Das städtische Dorf

CAMBRIDGE – „I want to be a part of it – New York, New York“, sang Frank Sinatra über die Stadt, die so viele der ehrgeizigsten Menschen der Welt angelockt hat und dies noch immer tut – von Künstlern und Schauspielern bis hin zu Geschäftsleuten und Bankern. In gewisser Hinsicht ist dieses Phänomen nicht schwer zu erklären; Metropolen wie New York City mit ihren multikulturellen Bevölkerungen, multinationalen Unternehmen und zahllosen talentierten Menschen bieten jede Menge Chancen. Doch die Auswirkungen der Großstädte reichen über ihre wirtschaftliche oder selbst kulturelle Kraft hinaus; Städte können das Leben der Menschen – und sogar diese Menschen selbst – grundlegend verändern.

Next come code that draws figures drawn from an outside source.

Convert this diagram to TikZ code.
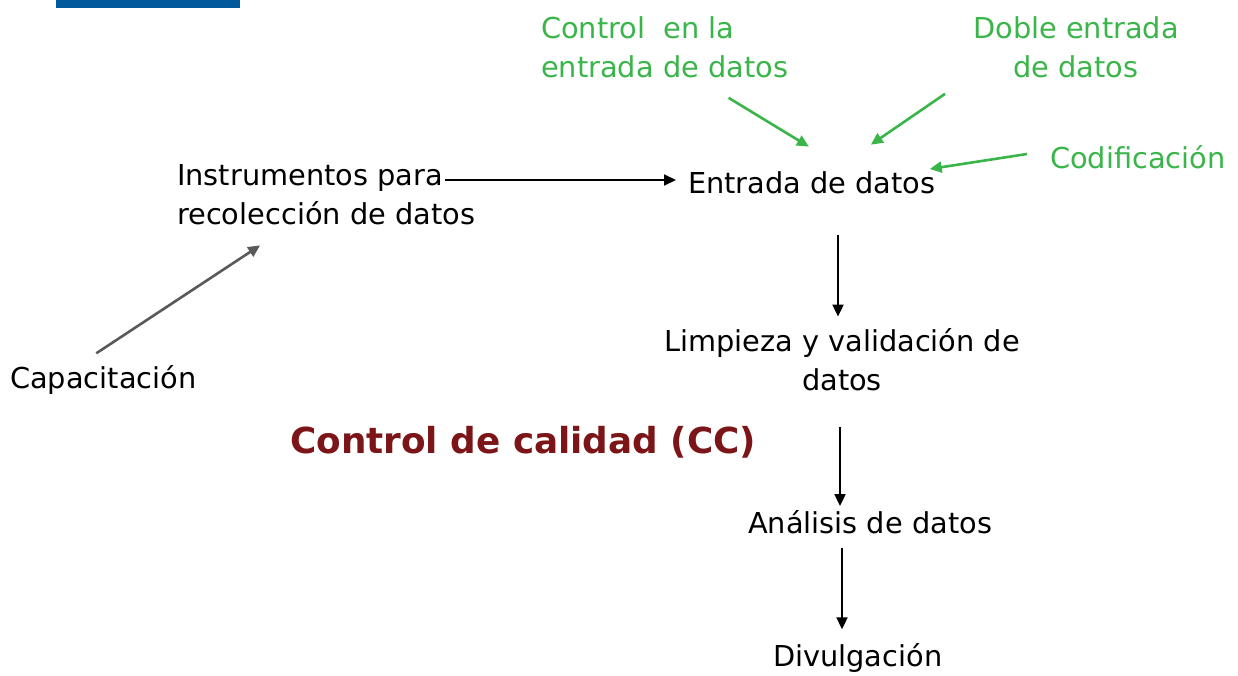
\documentclass[tikz,border=0pt]{standalone}
\usepackage{fontspec}
\setmainfont{DejaVu Sans}
\usepackage{tikz}
\usetikzlibrary{arrows.meta, calc}
\definecolor{qcink}{HTML}{000000}
\definecolor{qcgray}{HTML}{595959}
\definecolor{qcgreen}{HTML}{3AB54A}
\definecolor{qcred}{HTML}{7B1518}
\definecolor{qcblue}{HTML}{005A9C}
\tikzset{
  steplabel/.style={
    inner sep=0pt,
    text=qcink,
    font=\fontsize{28.8pt}{39pt}\selectfont
  },
  checklabel/.style={steplabel, text=qcgreen},
  titlelabel/.style={
    inner sep=0pt,
    text=qcred,
    font=\fontsize{35.8pt}{42pt}\selectfont\bfseries
  },
  flowarrow/.style={
    -{Triangle[length=12pt,width=11pt]},
    line width=2pt,
    draw=qcink
  },
  feedarrow/.style={
    -{Triangle[length=12pt,width=11pt]},
    line width=2.6pt,
    draw=qcgray
  },
  checkarrow/.style={
    -{Triangle[length=12pt,width=11pt]},
    line width=2.6pt,
    draw=qcgreen
  }
}

\begin{document}
\begin{tikzpicture}[x=1pt,y=-1pt]
\useasboundingbox (0,0) rectangle (1238,675);
\fill[qcblue] (56,0) rectangle (240,8);

\node[checklabel, align=left, anchor=west] (ctrl) at (541,47)
  {Control\ \ en la\\entrada de datos};
\node[checklabel, align=center] (doble) at (1076,47)
  {Doble entrada\\de datos};
\node[checklabel, anchor=west] (codif) at (1050,157) {Codificación};

\node[steplabel, anchor=west] (entrada) at (688,183) {Entrada de datos};
\node[steplabel, align=left, anchor=west] (instr) at (177,195)
  {Instrumentos para\\recolección de datos};
\node[steplabel, anchor=west] (capac) at (10,380) {Capacitación};
\node[steplabel, align=center] (limpieza) at (842,360)
  {Limpieza y validación de\\datos};
\node[titlelabel, anchor=west] (cc) at (290,442) {Control de calidad (CC)};
\node[steplabel, anchor=west] (analisis) at (748,522) {Análisis de datos};
\node[steplabel, anchor=west] (divulg) at (773,658) {Divulgación};

\coordinate (instrend) at (445,180);

\draw[flowarrow, shorten >=12pt] (instrend) -- (entrada.west |- instrend);
\draw[flowarrow, shorten <=41pt, shorten >=12pt]
  ([xshift=-4pt]entrada.south -| limpieza.north) -- ([xshift=-4pt]limpieza.north);
\draw[flowarrow, shorten <=36pt, shorten >=4pt]
  ([xshift=-2pt]limpieza.south) -- ([xshift=-2pt]analisis.north -| limpieza.south);
\draw[flowarrow, shorten <=14pt, shorten >=14pt]
  (analisis.south -| limpieza.south) -- (divulg.north -| limpieza.south);

\draw[feedarrow] ([xshift=-7pt,yshift=12pt]capac.north)
  -- ([xshift=-66pt,yshift=-20pt]instr.south);

\draw[checkarrow] ([xshift=64pt,yshift=-20pt]ctrl.south)
  -- ([xshift=-3pt,yshift=25pt]entrada.north);
\draw[checkarrow] ([xshift=-131pt,yshift=-16pt]doble.south)
  -- ([xshift=59pt,yshift=27pt]entrada.north);
\draw[checkarrow] ([xshift=-23pt,yshift=3pt]codif.west)
  -- ([xshift=-6pt,yshift=14pt]entrada.east);
\end{tikzpicture}
\end{document}
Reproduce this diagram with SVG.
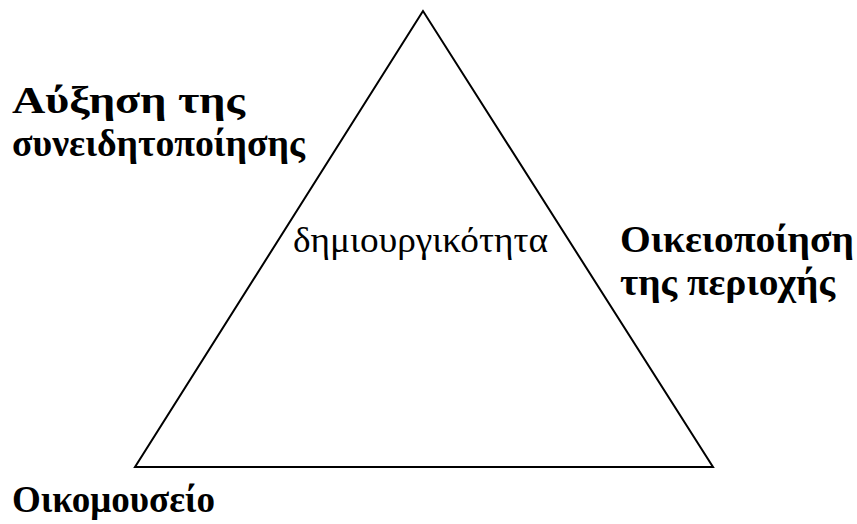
<svg xmlns="http://www.w3.org/2000/svg" width="857" height="524" viewBox="0 0 857 524">
<style>
.b{font-family:"Liberation Serif","Times New Roman",serif;font-weight:bold;font-size:37px;fill:#000}
.n{font-family:"Liberation Serif","Times New Roman",serif;font-size:36px;fill:#000}
</style>
<rect width="857" height="524" fill="#fff"/>
<g id="connectors">
<polygon id="triangle" points="423,11 135,467 713,467" fill="none" stroke="#000" stroke-width="2"/>
</g>
<g id="center"><text class="n" x="293" y="252" textLength="255" lengthAdjust="spacingAndGlyphs">δημιουργικότητα</text></g>
<g id="awareness"><text class="b" x="12" y="113" textLength="233" lengthAdjust="spacingAndGlyphs">Αύξηση της</text><text class="b" x="12" y="156" textLength="293" lengthAdjust="spacingAndGlyphs">συνειδητοποίησης</text></g>
<g id="appropriation"><text class="b" x="620" y="252" textLength="234" lengthAdjust="spacingAndGlyphs">Οικειοποίηση</text><text class="b" x="620" y="295" textLength="215" lengthAdjust="spacingAndGlyphs">της περιοχής</text></g>
<g id="ecomuseum"><text class="b" x="12" y="512" textLength="203" lengthAdjust="spacingAndGlyphs">Οικομουσείο</text></g>
</svg>
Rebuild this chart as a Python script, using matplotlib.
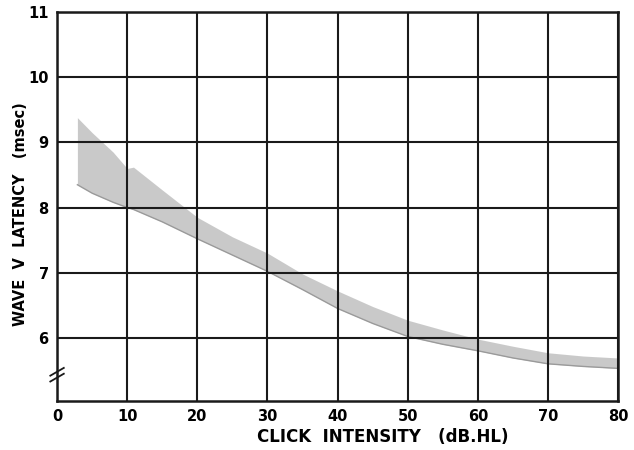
import matplotlib.pyplot as plt

# band (click intensity in dB HL, wave V latency in msec)
x_band = [2.9, 5, 8, 10, 10.9, 15, 20, 25, 30, 35, 40, 45, 50, 55, 60, 65, 70, 75, 80]
upper = [9.38, 9.15, 8.85, 8.6, 8.62, 8.27, 7.85, 7.55, 7.3, 6.98, 6.72, 6.48, 6.27, 6.12, 5.98, 5.87, 5.77, 5.72, 5.69]
lower = [8.35, 8.22, 8.08, 8.0, 7.97, 7.78, 7.52, 7.27, 7.02, 6.74, 6.45, 6.22, 6.02, 5.9, 5.8, 5.69, 5.6, 5.56, 5.53]

x_ticks = [0, 10, 20, 30, 40, 50, 60, 70, 80]
y_ticks = [6, 7, 8, 9, 10, 11]

fig = plt.figure(figsize=(6.34, 4.5), dpi=100)
ax = fig.add_axes([0.09, 0.109, 0.885, 0.864])

ax.fill_between(x_band, lower, upper, color="#c4c4c4", alpha=0.9, lw=0, zorder=1)
ax.plot(x_band, lower, color="#9a9a9a", lw=1.0, zorder=1)

ax.set_xlim(0, 80)
ax.set_ylim(5.03, 11)
ax.set_xticks(x_ticks)
ax.set_yticks(y_ticks)
ax.set_xticklabels([str(v) for v in x_ticks], fontsize=10.5, fontweight="bold")
ax.set_yticklabels([str(v) for v in y_ticks], fontsize=10.5, fontweight="bold")
ax.tick_params(length=0, pad=6)
ax.grid(True, color="#1a1a1a", lw=1.5, zorder=2)
ax.set_axisbelow(False)
for s in ax.spines.values():
    s.set_linewidth(1.8)
    s.set_color("#1a1a1a")

# axis break mark on the y axis
d = 0.008
kw = dict(transform=ax.transAxes, color="#1a1a1a", lw=1.3, clip_on=False, zorder=5)
ax.plot([-d * 1.5, d * 1.5], [0.065, 0.085], **kw)
ax.plot([-d * 1.5, d * 1.5], [0.050, 0.070], **kw)

fig.text(0.032, 0.525, "WAVE  V  LATENCY   (msec)", rotation=90, ha="center", va="center",
         fontsize=10.5, fontweight="bold")
fig.text(0.604, 0.03, "CLICK  INTENSITY   (dB.HL)", ha="center", va="center",
         fontsize=12, fontweight="bold")

fig.savefig("out.png", dpi=100)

Im Jahr 2010 entdeckte Geoffrey West zusammen mit einem Team von Wissenschaftlern, dass verschiedene sozioökonomische Messgrößen – sowohl positive wie negative – mit der Größe der örtlichen Bevölkerung zunehmen. Anders ausgedrückt: Je größer eine Stadt, desto höher der Durchschnittslohn, das Produktivitätsniveau, die Anzahl der Patente pro Person, die Verbrechensrate, das Auftreten von Angststörungen und die Inzidenz von HIV.

Tatsächlich steigt mit Verdoppelung der Größe einer Stadt jede Messgröße für die Wirtschaftsaktivität um etwa 15% pro Kopf. Dies ist der Grund, warum es Menschen in die Städte zieht – und warum Städte florieren.